Alex S. Leong was born in Macau in 1980. He received the B.S. degree in mathematics and B.E. degree in electrical engineering in 2003, and the Ph.D. degree in electrical engineering in 2008, all from the University of Melbourne, Australia. He is currently a Research Associate at the University of Paderborn, Germany. He was with the Department of Electrical and Electronic Engineering at the University of Melbourne from 2008 to 2015. His research interests include  networked control systems, signal processing for sensor networks, and statistical signal processing. Dr. Leong was the recipient of the L. R. East Medal from Engineers Australia in 2003, an Australian Postdoctoral Fellowship from the Australian Research Council in 2009, and a Discovery Early Career Researcher Award from the Australian Research Council in 2012.

Daniel E. Quevedo holds the Chair in Automatic Control (Regelungs- und Automatisierungstechnik) at Paderborn  University, Germany. He received Ingeniero CivilElectronico and M.Sc. degrees from the Universidad Tecnica Federico Santa Maria,  Chile, in 2000.  In 2005, he was awarded the Ph.D. degree from The University of Newcastle, Australia. Dr. Quevedo was supported by a full scholarship from the alumni association during his time at the Universidad Tecnica Federico Santa Maria and received several university-wide prizes upon graduating. He received the IEEE Conference on Decision and Control Best Student Paper Award in 2003 and was also a finalist  in 2002. In 2009 he was awarded a five-year  Research Fellowship from the Australian Research Council. Prof. Quevedo is Editor of the International Journal of Robust and Nonlinear Control and serves as Chair of the IEEE Control Systems Society Technical Committee on Networks & Communication Systems. His research interests are in automatic control, signal processing, and power electronics.

Subhranki Dey was born in India in 1968. He received the B.Tech. and M.Tech. degrees from the Department of Electronics and Electrical Communication Engineering, Indian Institute of Technology, Kharagpur, in 1991 and 1993, respectively, and the Ph.D. degree from the Department of Systems Engineering, Research School of Information Sciences and Engineering, Australian National University, Canberra, in 1996. He is currently a Professor with the Department of Engineering Sciences in Uppsala University, Sweden.

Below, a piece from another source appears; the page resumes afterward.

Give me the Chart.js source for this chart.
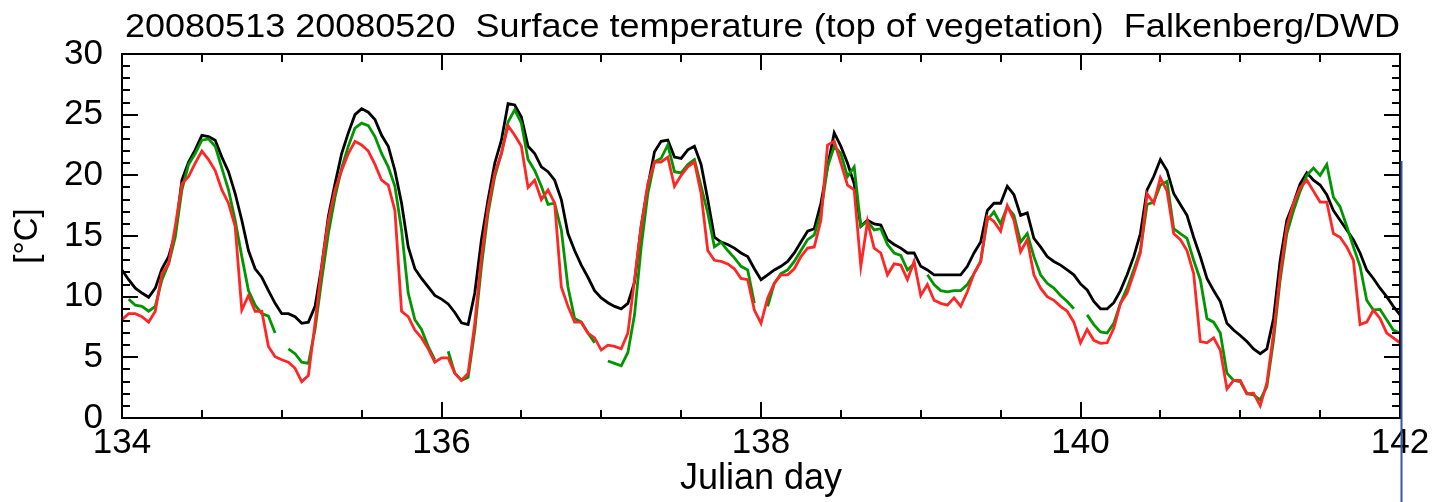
<!DOCTYPE html>
<html>
<head>
<meta charset="utf-8">
<script src="https://cdn.jsdelivr.net/npm/chart.js@4.4.0/dist/chart.umd.min.js"></script>
<style>
    body { margin: 0; background: white; }
    #wrap { width: 1441px; height: 502px; }
</style>
</head>
<body>
<div id="wrap"><canvas id="chart" width="1441" height="502"></canvas></div>
<script>
const chartTitle = "20080513 20080520  Surface temperature (top of vegetation)  Falkenberg/DWD";
const firstDay = 134;
const lastDay = 142;
const xTicks = [134, 136, 138, 140, 142];
const yTicks = [0, 5, 10, 15, 20, 25, 30];

// hourly values, one row per day (last row has the extra point at 142.0)
const blackT = [
    12.2, 11.4, 10.7, 10.3, 9.95, 10.7, 12.3, 13.3, 15.2, 19.6, 21.1, 22.1, 23.3, 23.2, 22.9, 21.5, 20.3, 18.5, 16.3, 13.8, 12.3, 11.6, 10.5, 9.45,
    8.6, 8.6, 8.35, 7.8, 7.9, 9.2, 12.5, 16.6, 19.3, 21.8, 23.5, 25.0, 25.5, 25.2, 24.6, 23.3, 22.4, 20.4, 17.7, 14.1, 12.3, 11.5, 10.8, 10.1,
    9.8, 9.4, 8.7, 7.85, 7.7, 10.3, 14.7, 18.0, 21.0, 22.9, 25.9, 25.8, 24.8, 22.4, 21.8, 20.7, 20.3, 19.6, 18.0, 15.2, 13.8, 12.6, 11.6, 10.5,
    9.9, 9.5, 9.2, 9.0, 9.45, 11.2, 15.8, 19.1, 21.95, 22.8, 22.9, 21.5, 21.4, 22.1, 22.4, 20.9, 18.0, 14.9, 14.5, 14.3, 14.0, 13.6, 13.3, 12.3,
    11.4, 11.8, 12.2, 12.5, 12.9, 13.6, 14.5, 15.4, 15.6, 17.7, 20.7, 23.5, 22.4, 21.0, 19.3, 15.8, 16.3, 16.0, 15.9, 14.7, 14.3, 14.0, 13.6, 13.6,
    12.5, 12.2, 11.8, 11.8, 11.8, 11.8, 11.8, 12.5, 13.6, 14.5, 17.1, 17.7, 17.7, 19.1, 18.4, 16.7, 16.9, 14.8, 14.1, 13.3, 12.9, 12.6, 12.2, 11.8,
    11.05, 10.55, 9.6, 9.0, 9.0, 9.5, 10.5, 11.8, 13.3, 15.2, 18.8, 19.9, 21.3, 20.4, 18.5, 17.6, 16.7, 14.9, 13.3, 11.5, 10.5, 9.6, 7.8, 7.25,
    6.8, 6.3, 5.7, 5.3, 5.7, 8.2, 13.0, 16.3, 17.7, 19.3, 20.2, 19.6, 19.2, 18.4, 17.1, 16.3, 15.5, 14.7, 13.6, 12.2, 11.5, 10.7, 10.0, 9.2,
    8.5
];

const greenT = [
    null, 9.8, 9.3, 9.2, 8.8, 9.2, 11.4, 12.7, 14.9, 18.8, 20.9, 21.8, 22.9, 23.0, 22.4, 20.6, 18.8, 16.3, 13.3, 10.5, 9.3, 8.6, 8.4, 7.0,
    null, 5.7, 5.3, 4.6, 4.5, 7.3, 11.4, 15.2, 18.2, 20.6, 22.4, 23.9, 24.3, 24.1, 23.2, 21.8, 20.7, 19.1, 15.5, 10.3, 8.1, 7.3, 5.9, 4.8,
    null, 5.5, 3.7, 3.1, 3.35, 7.2, 12.5, 16.9, 19.9, 21.8, 24.4, 25.4, 24.3, 21.3, 20.4, 19.1, 17.6, 17.7, 15.5, 10.8, 8.2, 7.9, 7.0, 6.2,
    null, 4.7, 4.5, 4.3, 5.4, 8.5, 14.1, 18.5, 21.1, 21.4, 22.5, 20.3, 20.2, 20.9, 21.3, 19.1, 16.9, 14.1, 14.5, 13.8, 13.2, 12.5, 12.2, 9.45,
    null, 9.2, 11.1, 11.9, 12.2, 12.9, 13.8, 14.7, 15.1, 16.9, 20.7, 22.4, 21.8, 19.9, 20.7, 15.8, 16.2, 15.5, 15.6, 14.3, 13.6, 13.4, 12.2, 12.7,
    null, 11.8, 11.0, 10.5, 10.4, 10.5, 10.5, 11.0, 11.9, 12.9, 16.3, 17.0, 16.0, 17.4, 16.7, 14.5, 15.2, 13.3, 11.8, 11.1, 10.7, 10.1, 9.6, 9.0,
    null, 8.5, 7.7, 7.1, 7.0, 7.8, 9.45, 10.7, 12.2, 13.8, 17.6, 17.8, 19.2, 19.5, 15.6, 15.2, 14.8, 13.0, 11.4, 8.2, 7.9, 7.0, 3.7, 3.1,
    3.0, 2.0, 1.9, 1.5, 2.6, 6.4, 11.4, 15.2, 17.1, 18.7, 20.0, 20.6, 20.0, 20.9, 18.2, 17.4, 15.8, 14.1, 12.5, 9.7, 8.9, 8.95, 8.1, 7.25,
    7.0
];

const redT = [
    8.1, 8.6, 8.6, 8.35, 7.9, 8.8, 11.9, 12.7, 15.8, 19.3, 19.9, 21.0, 22.0, 21.3, 20.4, 18.8, 17.7, 15.8, 8.9, 10.1, 8.8, 8.8, 5.9, 5.05,
    4.8, 4.6, 4.1, 3.0, 3.5, 7.8, 12.5, 16.3, 18.8, 20.4, 21.8, 22.8, 22.5, 22.0, 20.9, 19.6, 19.2, 17.1, 8.8, 8.35, 7.25, 6.6, 5.7, 4.6,
    4.95, 4.95, 3.7, 3.1, 3.7, 7.8, 13.3, 17.4, 20.2, 21.8, 24.1, 23.3, 22.4, 19.0, 19.6, 18.0, 18.8, 17.7, 10.8, 9.2, 7.9, 7.9, 7.0, 6.6,
    5.6, 6.0, 5.9, 5.7, 7.0, 11.4, 15.8, 19.3, 21.1, 21.1, 21.5, 19.1, 20.0, 20.7, 21.1, 18.5, 13.8, 13.0, 12.9, 12.7, 12.3, 11.5, 11.4, 8.9,
    7.8, 9.9, 11.1, 11.8, 11.8, 12.3, 13.3, 14.0, 14.1, 16.3, 22.5, 22.8, 21.0, 19.2, 18.8, 12.5, 16.2, 14.0, 13.6, 11.8, 12.7, 12.6, 11.4, 12.9,
    10.1, 11.0, 9.7, 9.45, 9.3, 9.9, 9.2, 10.4, 11.9, 12.9, 16.6, 16.2, 15.4, 17.5, 16.3, 13.7, 14.7, 11.8, 10.7, 10.0, 9.7, 9.2, 8.8, 7.9,
    6.2, 7.3, 6.4, 6.15, 6.2, 7.4, 9.45, 10.3, 11.9, 13.6, 18.5, 17.7, 19.8, 18.7, 15.2, 14.7, 13.8, 11.9, 6.3, 6.2, 6.6, 5.6, 2.4, 3.1,
    3.1, 2.0, 2.05, 1.0, 2.9, 7.0, 11.9, 15.8, 17.7, 19.0, 19.6, 18.7, 17.8, 17.8, 15.2, 14.9, 14.1, 13.0, 7.7, 7.9, 8.9, 8.2, 7.0, 6.6,
    6.2
];

function toPoints(values) {
    return values.map(function (v, i) {
        return { x: firstDay + i / 24, y: v };
    });
}

const fontName = "'Liberation Sans', Arial, Helvetica, sans-serif";

// frame, inward ticks on all four sides, title and the blue stripe at the right
const framePlugin = {
    id: "frame",
    afterDraw(chart) {
        const ctx = chart.ctx;
        const area = chart.chartArea;
        const xs = chart.scales.x;
        const ys = chart.scales.y;
        ctx.save();
        ctx.strokeStyle = "#000";
        ctx.lineWidth = 2;
        ctx.strokeRect(area.left, area.top, area.right - area.left, area.bottom - area.top);

        ctx.beginPath();
        for (let d = firstDay; d <= lastDay; d += 0.5) {
            const px = Math.round(xs.getPixelForValue(d));
            const len = (d % 2 === 0) ? 16 : 8;
            ctx.moveTo(px, area.bottom);
            ctx.lineTo(px, area.bottom - len);
            ctx.moveTo(px, area.top);
            ctx.lineTo(px, area.top + len);
        }
        for (let v = 0; v <= 30; v += 1) {
            const py = Math.round(ys.getPixelForValue(v));
            const len = (v % 5 === 0) ? 16 : 8;
            ctx.moveTo(area.left, py);
            ctx.lineTo(area.left + len, py);
            ctx.moveTo(area.right, py);
            ctx.lineTo(area.right - len, py);
        }
        ctx.stroke();

        ctx.strokeStyle = "#3b55a0";
        ctx.lineWidth = 2;
        ctx.beginPath();
        ctx.moveTo(area.right + 1.5, 161);
        ctx.lineTo(area.right + 1.5, chart.height);
        ctx.stroke();

        ctx.fillStyle = "#000";
        ctx.font = "33px " + fontName;
        ctx.textBaseline = "alphabetic";
        ctx.textAlign = "left";
        const w = ctx.measureText(chartTitle).width;
        const target = 1275;
        ctx.translate(125, 37);
        ctx.scale(target / w, 1);
        ctx.fillText(chartTitle, 0, 0);
        ctx.restore();
    }
};

new Chart(document.getElementById("chart"), {
    type: "line",
    data: {
        datasets: [
            { label: "red", data: toPoints(redT), borderColor: "rgb(255,38,38)", order: 0 },
            { label: "green", data: toPoints(greenT), borderColor: "rgb(0,150,0)", order: 1 },
            { label: "black", data: toPoints(blackT), borderColor: "#000", order: 2 }
        ]
    },
    options: {
        responsive: false,
        animation: false,
        spanGaps: false,
        layout: { padding: { left: 0, right: 41, top: 54, bottom: 0 } },
        elements: {
            line: { borderWidth: 2.8, tension: 0 },
            point: { radius: 0 }
        },
        plugins: {
            legend: { display: false },
            tooltip: { enabled: false }
        },
        scales: {
            x: {
                type: "linear",
                min: firstDay,
                max: lastDay,
                afterBuildTicks: function (scale) {
                    scale.ticks = xTicks.map(function (v) { return { value: v }; });
                },
                afterFit: function (scale) { scale.height = 84; },
                grid: { display: false, drawTicks: false },
                border: { display: false },
                ticks: {
                    color: "#000",
                    padding: 4,
                    maxRotation: 0,
                    font: { family: fontName, size: 35 }
                },
                title: {
                    display: true,
                    text: "Julian day",
                    color: "#000",
                    font: { family: fontName, size: 36, lineHeight: 1.1 },
                    padding: { top: 0, bottom: 3 }
                }
            },
            y: {
                min: 0,
                max: 30,
                afterBuildTicks: function (scale) {
                    scale.ticks = yTicks.map(function (v) { return { value: v }; });
                },
                afterFit: function (scale) { scale.width = 122; },
                grid: { display: false, drawTicks: false },
                border: { display: false },
                ticks: {
                    color: "#000",
                    padding: 19,
                    font: { family: fontName, size: 35 }
                },
                title: {
                    display: true,
                    text: "[°C]",
                    color: "#000",
                    font: { family: fontName, size: 33, lineHeight: 1.1 },
                    padding: { top: 10, bottom: 0 }
                }
            }
        }
    },
    plugins: [framePlugin]
});
</script>
</body>
</html>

Prior to this, he was a Professor with the Department of Electrical and Electronic Engineering, University of Melbourne, Parkville, Australia, from 2000 until early 2013. From September 1995 to September 1997, and September 1998 to February 2000, he was a Postdoctoral Research Fellow with the Department of Systems Engineering, Australian National University. From September 1997 to September 1998, he was a Postdoctoral Research Associate with the Institute for Systems Research, University of Maryland, College Park. His current research interests include networked control systems, wireless communications and networks, signal processing for sensor networks, and stochastic and adaptive signal processing and control. Professor Dey currently serves on the Editorial Board of IEEE Transactions on Signal Processing and IEEE Transactions on Control of Network Systems. He was also an Associate Editor for the IEEE Transactions on Signal Processing during 2007-2010 and the IEEE Transactions on Automatic Control during 2004-2007, and Associate Editor for Elsevier Systems and Control Letters during 2003-2013.